The Women, Peace and Security Agenda matters, because it forms the basis for plans and action from local to global arenas. Security Council resolutions are binding under international law. This means the United Nations and its Security Council, Member States, civil society, the private sector, and parties to conflicts are all obligated to take action to uphold commitments on this agenda. Civil society continues to lead implementation and action at all levels.

It is clear from the Security Council’s political recognition of the Women, Peace and Security Agenda that gender is indeed central to international peace and security. However, accountability, implementation and action on the ground remain seriously lacking.

On the plus side, there have been some concrete steps forward:

  • Between November 2000 and June 2016, of the monitored country-specific resolutions with language on women and/or gender, 52% (121) refer to women, in contrast with only five percent which did so in the period 1998-2000, before SCR 1325 was adopted.
  • Approximately 33 percent (63 total) of UN Member States adopted UNSCR 1325 National Action Plans as of December 2016.
  • 9 out of 16 Peacekeeping missions in the world in 2016 have Gender Advisors. There are female UN peacekeepers deployed in all 16 missions. In 2014, Major General Kristin Lund became the first female commander of a UN peacekeeping force.
  • The first woman chief mediator was appointed by the UN in 2013: Mary Robinson, UN Special Envoy for the Great Lakes region of Africa.
  • Approximately 62 percent fewer cases of sexual exploitation and abuse were reported within UN peacekeeping operations in 2016, than in 2007 (79 rather than 127).
  • In 2015, the United Nations provided gender expertise to eight of nine (89 per cent) relevant mediation processes, an increase from 67 per cent in 2014. 
  • Of 10 peace agreements signed in 2015, 7 (70 per cent) contained gender-specific provisions, compared with 50 per cent in 2014.
  • As of January 2015, 17 per cent of government ministers were women, with the majority overseeing social sectors, such as education and the family.

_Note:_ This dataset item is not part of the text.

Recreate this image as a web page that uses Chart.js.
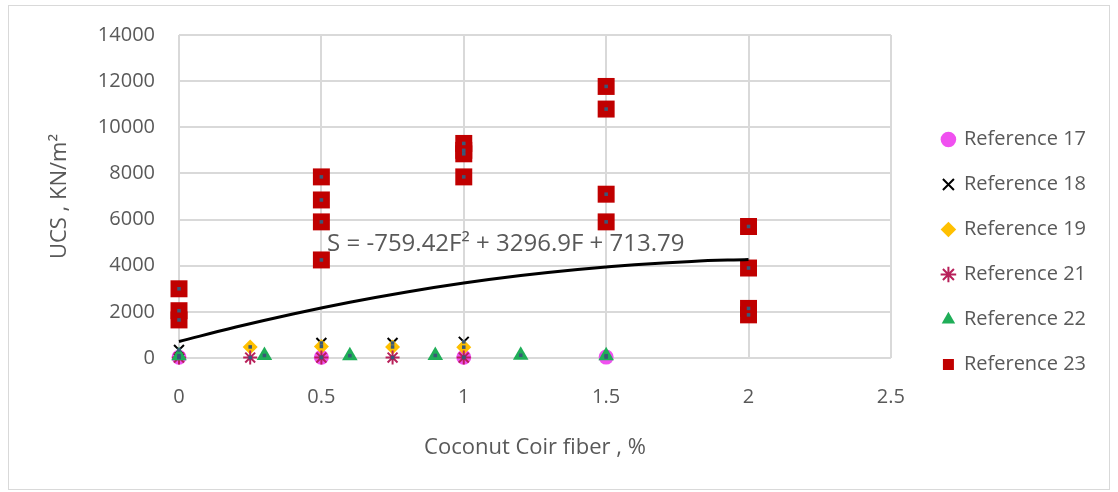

However, much remains to be done:

  • 5 of the 8 current Women, Peace and Security resolutions focus on the issue of sexual violence rather than addressing the full Women, Peace and Security Agenda.
  • Peace talks and agreements continue to be officially recognised despite regularly failing to ensure both women’s full and equal representation as negotiators, experts, and through civil society, and substantially incorporating women’s human rights.
  • As of December 2015, women made up only 4.7 per cent of total military experts in field missions and 3.2 per cent of military troops.
  • Women’s representation among United Nations police has also remained low, at 16.9 per cent of individual police officers and only 7 per cent of formed police units.
  • As of 2015, there are 60 million IDPs globally, in some countries the majority of which are women.